The near-$900 million structure, operated by the U.S. Missile Defense Agency (MDA), is by far the largest phased-array radar system on Earth. It is 16 times more powerful than the previous champ—its own prototype—and capable of determining if a baseball-size object thrown into space from another continent is a slider, a curve, or a knuckleball.

This summer it will leave Pearl Harbor, where it is being painted, and voyage to its home port of Adak, Alaska, for the first time. After being integrated into the battle management systems of long-range interceptor missiles located in Alaska and California, the SBX will be able to move throughout the Pacific Ocean, or anywhere else it’s welcome, for training or actual defensive operations.

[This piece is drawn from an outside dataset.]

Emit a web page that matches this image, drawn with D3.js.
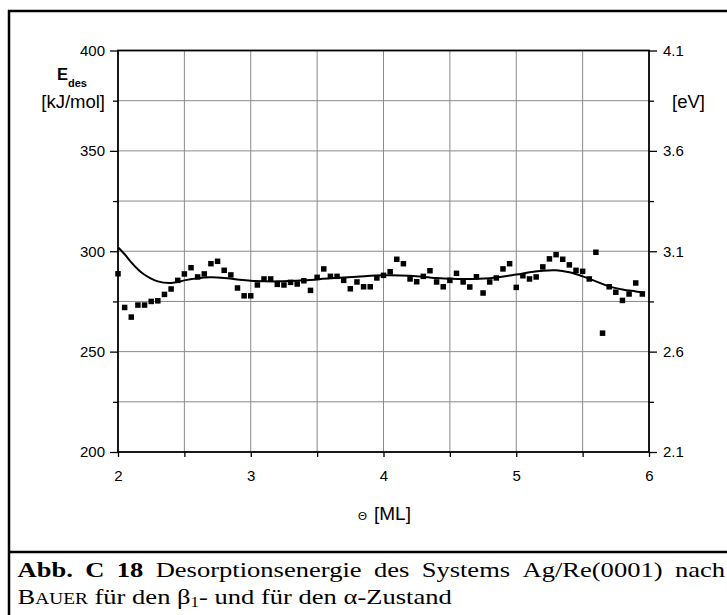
<!DOCTYPE html>
<html><head><meta charset="utf-8">
<script src="https://cdn.jsdelivr.net/npm/d3@7"></script>
<style>
html,body{margin:0;padding:0;background:#fff;overflow:hidden;}
svg{display:block;}
text{font-family:"Liberation Sans",Arial,sans-serif;fill:#000;}
.cap{font-family:"Liberation Serif","Times New Roman",serif;}
</style></head>
<body>
<svg id="c" width="727" height="615"></svg>
<script>
// ---- data ----
const theta = [2.00,2.05,2.10,2.15,2.20,2.25,2.30,2.35,2.40,2.45,2.50,2.55,2.60,2.65,2.70,2.75,2.80,2.85,2.90,2.95,
  3.00,3.05,3.10,3.15,3.20,3.25,3.30,3.35,3.40,3.45,3.50,3.55,3.60,3.65,3.70,3.75,3.80,3.85,3.90,3.95,
  4.00,4.05,4.10,4.15,4.20,4.25,4.30,4.35,4.40,4.45,4.50,4.55,4.60,4.65,4.70,4.75,4.80,4.85,4.90,4.95,
  5.00,5.05,5.10,5.15,5.20,5.25,5.30,5.35,5.40,5.45,5.50,5.55,5.60,5.65,5.70,5.75,5.80,5.85,5.90,5.95];
const edes = [288.8,272,267.2,273.2,273.2,275,275.3,278.5,281.2,285.5,288.7,291.8,287.2,288.7,293.8,295,290.5,288.2,281.7,277.8,
  277.8,283.2,286.2,286.2,283.5,283.2,284.5,283.7,285.3,280.5,287,291.2,287.5,287.5,285.5,281.3,284.7,282.3,282.3,286.7,
  288,289.8,296,293.8,286.2,284.8,287.5,290.3,284.7,282.3,285.5,289,284.7,282.2,287.3,279.2,284.7,286.7,291.2,293.8,
  282,287.8,286.2,287.2,292.2,296.2,298.3,296,293.2,290.5,290,286.2,299.5,259.2,282.3,279.6,275.5,278.7,284.2,278.7];
const fitTheta = [2.0,2.05,2.1,2.15,2.2,2.3,2.4,2.5,2.6,2.7,2.8,2.9,3.0,3.2,3.4,3.6,3.8,4.0,4.2,4.4,4.6,4.8,5.0,5.1,5.2,5.3,5.4,5.5,5.6,5.7,5.8,5.9,5.97];
const fitEdes  = [302,298.5,294.5,291,288.3,285,284.2,285.5,286.6,287,286.7,285.9,285.3,285,285.5,286.5,287.3,288,287.8,286.7,286.2,286.6,288.4,289.5,290.3,290.5,289.5,287.5,285,282.5,281,280,279.3];
const xTickLabels = [2,3,4,5,6];
const yTickLabels = [200,250,300,350,400];
const eVTickLabels = ["2.1","2.6","3.1","3.6","4.1"];
const captionLine1 = [["Abb.",true],["C",true],["18",true],["Desorptionsenergie",false],["des",false],["Systems",false],["Ag/Re(0001)",false],["nach",false]];

// ---- layout ----
const svg = d3.select("#c");
const L = 118, R = 649, T = 50.5, B = 452;
const x = d3.scaleLinear().domain([2,6]).range([L,R]);
const y = d3.scaleLinear().domain([200,400]).range([B,T]);
const yR = d3.scaleLinear().domain([2.1,4.1]).range([B,T]);

// frame
svg.append("path").attr("d",`M9,620 V11 H740`).attr("fill","none").attr("stroke","#000").attr("stroke-width",2.5);
svg.append("line").attr("x1",9).attr("x2",740).attr("y1",552).attr("y2",552).attr("stroke","#000").attr("stroke-width",2.5);

// grid
const gx = [2.5,3,3.5,4,4.5,5,5.5];
const gy = [225,250,275,300,325,350,375];
svg.append("g").selectAll("line").data(gx).join("line")
  .attr("x1",d=>x(d)).attr("x2",d=>x(d)).attr("y1",T).attr("y2",B)
  .attr("stroke","#8a8a8a").attr("stroke-width",1);
svg.append("g").selectAll("line").data(gy).join("line")
  .attr("x1",L).attr("x2",R).attr("y1",d=>y(d)).attr("y2",d=>y(d))
  .attr("stroke","#8a8a8a").attr("stroke-width",1);

// axes
const axStyle = g=>{g.select(".domain").remove();g.selectAll("line").attr("stroke","#000").attr("stroke-width",1.3);
  g.selectAll("text").attr("font-size",15).attr("font-family","Liberation Sans, Arial, sans-serif");};
svg.append("g").attr("transform",`translate(${L},0)`)
  .call(d3.axisLeft(y).tickValues(yTickLabels).tickSize(8).tickPadding(5)).call(axStyle);
svg.append("g").attr("transform",`translate(${L},0)`)
  .call(d3.axisLeft(y).tickValues([225,275,325,375]).tickSize(5).tickFormat("")).call(axStyle);
svg.append("g").attr("transform",`translate(${R},0)`)
  .call(d3.axisRight(yR).tickValues(eVTickLabels.map(Number)).tickSize(8).tickPadding(6).tickFormat(d3.format(".1f"))).call(axStyle);
svg.append("g").attr("transform",`translate(${R},0)`)
  .call(d3.axisRight(yR).tickValues([2.35,2.85,3.35,3.85]).tickSize(5).tickFormat("")).call(axStyle);
svg.append("g").attr("transform",`translate(0,${B})`)
  .call(d3.axisBottom(x).tickValues(xTickLabels).tickSize(5).tickPadding(13).tickFormat(d3.format("d"))).call(axStyle);
svg.append("g").attr("transform",`translate(0,${B})`)
  .call(d3.axisBottom(x).tickValues([2.5,3.5,4.5,5.5]).tickSize(5).tickFormat("")).call(axStyle);

// axis frame lines
svg.append("rect").attr("x",L).attr("y",T).attr("width",R-L).attr("height",B-T)
  .attr("fill","none").attr("stroke","#000").attr("stroke-width",1.8);

// points
const s = 5.5;
svg.append("g").selectAll("rect").data(theta.map((t,i)=>[t,edes[i]])).join("rect")
  .attr("x",d=>x(d[0])-s/2).attr("y",d=>y(d[1])-s/2).attr("width",s).attr("height",s).attr("fill","#000");

// fit line
svg.append("path").datum(fitTheta.map((t,i)=>[t,fitEdes[i]]))
  .attr("d",d3.line().x(d=>x(d[0])).y(d=>y(d[1])).curve(d3.curveCatmullRom.alpha(0.5)))
  .attr("fill","none").attr("stroke","#000").attr("stroke-width",2);

// axis titles
const yl = svg.append("text").attr("x",57).attr("y",80).attr("font-size",16.5).attr("font-weight","bold");
yl.append("tspan").text("E");
yl.append("tspan").attr("font-size",11).attr("dy",7).text("des");
svg.append("text").attr("x",105).attr("y",108).attr("text-anchor","end").attr("font-size",18.5).text("[kJ/mol]");
svg.append("text").attr("x",672).attr("y",108).attr("font-size",18.5).text("[eV]");
svg.append("text").attr("x",358).attr("y",520).attr("font-size",11.5).text("Θ");
svg.append("text").attr("x",374).attr("y",520).attr("font-size",19).text("[ML]");

// caption
const capX = 17.6, line2End = 452, line1End = 725;
const cap = svg.append("g").attr("class","cap");
const c2 = cap.append("text").attr("class","cap").attr("x",0).attr("y",604).attr("font-size",22);
c2.append("tspan").text("B");
c2.append("tspan").attr("font-size",16).text("AUER");
c2.append("tspan").text(" für den β");
c2.append("tspan").attr("font-size",14).attr("dy",3).text("1");
c2.append("tspan").attr("dy",-3).text("- und für den α-Zustand");
const w2 = c2.node().getComputedTextLength();
const sx = (line2End-capX)/w2;
cap.attr("transform",`translate(${capX},0) scale(${sx},1)`);
const c1 = cap.append("text").attr("class","cap").attr("y",577).attr("font-size",22);
const words = captionLine1.map(([w,b])=>c1.append("tspan").attr("font-weight",b?"bold":null).text(w));
const widths = words.map(t=>t.node().getComputedTextLength());
const span = (line1End-capX)/sx;
const gap = (span-d3.sum(widths))/(words.length-1);
let cx = 0;
words.forEach((t,i)=>{t.attr("x",cx); cx += widths[i]+gap;});
</script>
</body></html>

Once active, it will identify enemy missiles outside the atmosphere, at the highest point of their ballistic trajectories, so that the interceptors can take them out.

With the same frequency of radiation that your microwave oven uses to warm Lean Cuisines, SBX probes the nooks and crannies of “threat complexes”—the cloud of warheads, decoys, and debris such as loose nuts and bolts, spent booster stages, and unburned fuel that surround an enemy missile.

“We can differentiate between very tightly spaced objects, small and large objects, and the like,” says Army Colonel John Fellows, MDA’s project manager for X-band radars. “We can tell [which] is the threatening object.”

At the frequencies used by X-band radars, ranging from 8 to 12 gigahertz, relatively short wavelengths enable sharp, high-resolution radar images.

“You might be able to see rivets and seams and joints and fins, and [that] allows you to form a very accurate representation of what is there,” says Larry

Briggs, who as Raytheon’s program director for ground-based radars oversaw the design and construction of the SBX’s radar array.

Before catching a ride to Hawaii on the back of the Blue Marlin, the world’s largest cargo vessel (which had to be widened for the job), the SBX spent the summer of 2005 on a 52-day shakedown cruise in the Gulf of Mexico. After the platform outran hurricanes, it tested its 10-story array by turning it skyward to track satellites.